An American in Nablus


Ahmad Yaish says he used to boast to his family and friends in the West Bank about American values of freedom and democracy after he moved back to Nablus, where he was born and raised. Those who remember his words then tell him that he was brainwashed. America is very unpopular here for its support of Israel and, like in most of the rest of the world, for its war in Iraq. Now, Ahmad says he hides the fact that he holds an American passport. He disagrees with American politics but he hopes to return. He is secretly planning to move his family there so that his two boys, ages 14 and 11, can have more opportunities and come of age far from the violence that has plagued this city.

My friend, Emily, and I met Ahmad by chance last Friday in Nablus. He invited us to his home for lunch and to meet his family. His wife prepared kabob stuffed in fresh pita pockets. There was ground lamb meat, chunks of steak and chicken, liver, roasted tomatoes and onions, and lamb testicles. (The latter is Ahmad’s favorite; it tasted like tofu to me.) We were also served homemade french fries, the traditional chopped cucumber and tomato salad, hummous, tahina and baqdoonsiyeh. After lunch, we drank tea and ate mamool, a sugar cookie stuffed with date jam (ajweeyeh) or crushed pistachios (fustu’ halabi), a tradition at the Eid al-Fitr, the three-day end-of-Ramadan holiday, which began on Thursday.

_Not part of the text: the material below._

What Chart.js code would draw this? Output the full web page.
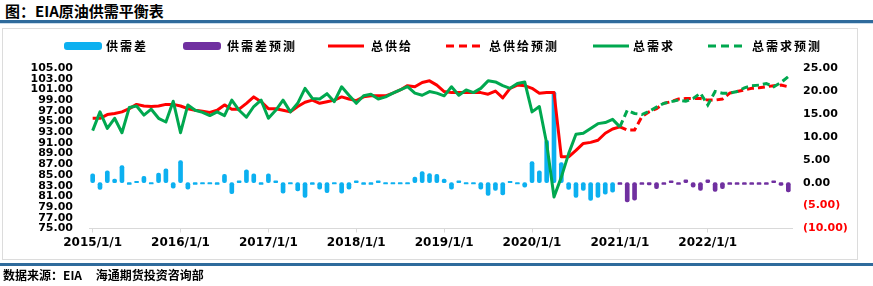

During his last year of high school, Ahmad said he asked his English teacher where he could go in America for college. It had to be inexpensive or his father wouldn’t approve. So his teacher drew a big circle in the middle of a map of the United States and said that here, inside the circle, was the cheapest. Ahmad started at Oklahoma State University and graduated from the University of Nebraska. He wants to move his family to the Midwest, which he calls the real America. He moved back to Palestine in the early 1990s because he says he was tricked into believing that peace was in the works. (Thousands of Palestinian-Americans returned to their homeland during the 1990s; many have moved back to the United States.)

Ahmad manufactures and sells gold jewelry. He is the rare Palestinian who has business partners in Tel Aviv and travels frequently to the Gulf and to Europe. He has read the Old Testament and books on Jewish history in an effort to understand the Israelis. “I want to know what it is they want,” he told us. “I still don’t know.” Despite his American passport, he is unable to travel to Israeli cities and cannot fly in or out of Ben Gurion Airport in Tel Aviv simply because he is Palestinian. Italy, he says, used to be three hours away. Now, the journey requires a series of taxi rides to the Jordanian border, crossing through Israeli customs and immigration checks, which can take hours, and then a taxi to Amman and a flight from there. It took him one year, he says, to obtain permission from Israeli authorities to travel to the American consulate in East Jerusalem, part of the occupied West Bank which is now off-limits to most Palestinians.

Next summer, Ahmad plans to take his family on a one-month vacation of America, which he says will include a visit to his old haunts in Omaha, as well as Florida and a drive from Los Angeles to Lake Tahoe. If they like it, he will move them there and leave Palestine behind, perhaps for good.